Of course, every solution created new challenges. The apartment was on the second floor, so lighting from outside became more complicated and more expensive. We also had to work very precisely with time, budget, and setup. But those limitations forced us to make clear decisions. There is always a bit of film magic in low-budget filmmaking. You plan as much as you can, and then things fall apart, change, or suddenly come together through friends, family, and coincidences. In our case, that energy served the film. It made the process more fragile, but also more human.
I am currently developing my first feature film, The Water Beneath Us, with an Austrian production company. It is in the writing and funding process right now. The film is about two people crossing the North Atlantic Ocean by sailing boat and spending five weeks together on the open sea. It is based on a true event and will be a very psychological chamber piece — intimate, tense, and focused on the dynamics between two people in an extreme situation.

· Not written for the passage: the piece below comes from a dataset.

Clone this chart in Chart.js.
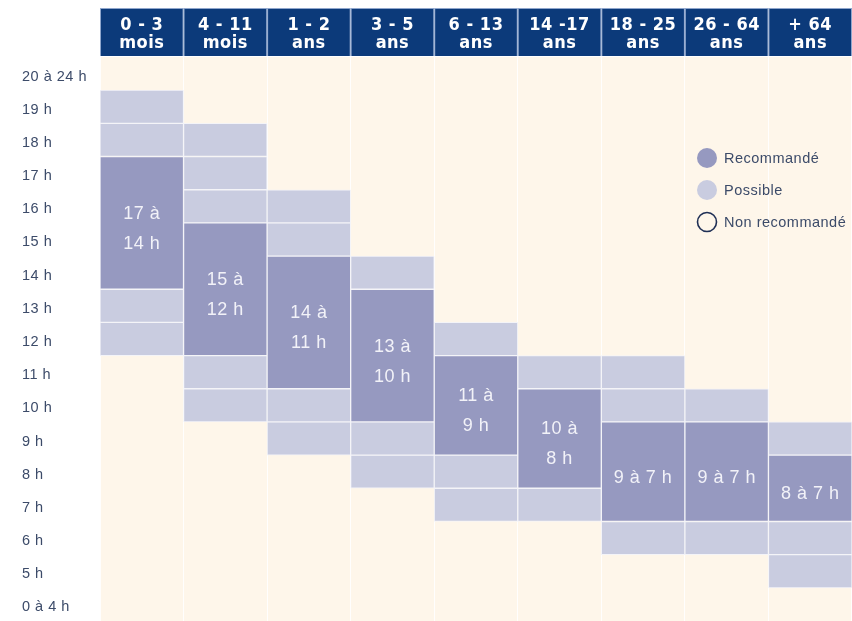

I am also developing two new short films. One is called Alles was bleibt sind wir, which is about the unconditional love between an older brother and his younger brother. It is set in Vienna during the summer and will require a careful casting process, especially for the child role. The other short film takes place entirely in the Vienna underground and follows an unconventional encounter between two strangers.
With Schmeckt!, we definitely have big plans. The festival will return next year, most likely again in June. We are also going to be part of the Rotlicht Festival in Vienna in November, where we will curate a short film block and host film talks. Rotlicht is a festival for analog photography, so it feels like a very fitting context for us.
What we want to build with Schmeckt! is more than just a festival. We want it to become a platform for young artists who need visibility, connection, information, and a sense of community. There is still too much gatekeeping in the industry. We believe there should be more openness, more exchange, and more togetherness. That is what we are trying to create.
Director
Director / Writer / Producer
Joshua Haiden was born in Vienna. He graduated with a major in Photography and Film in 2021, then spent a year in Los Angeles working with the USC Shoah Foundation, where he focused on the visual documentation of the Holocaust and collaborated closely with survivors to build educational materials from their stories. Alongside this he took part in a range of photography and film projects and produced his own work, which has since gained international recognition.
Back in Vienna he worked with local artists across advertising and narrative filmmaking. He studied Photography and Design at the Faculty of Design in Würzburg, and trained in acting and dramaturgy at institutions including the Stella Adler Studio of Acting in New York and Los Angeles and Anthony Meindl's Actor Workshop.
Narben celebrated its world premiere at the Gartenbaukino in Vienna in June 2025 and was selected for the "Young Professionals" competition section of the 2026 Jung & Abgedreht Festival. Since the start of this year Haiden has also been part of the project management team of the Schmeckt! Short Film Festival. He is now developing his first feature, continuing his focus on intimate, psychologically driven stories rooted in memory, identity and human connection.
On the Film
Narben operates in the space that most films avoid — the interior life of recovery, where progress is not linear and the self you left behind does not simply disappear. By staging a literal encounter between Lina and her younger self, Haiden finds a formal language for something usually left to words: the way we carry our past versions within us, not as weight alone, but as evidence of survival.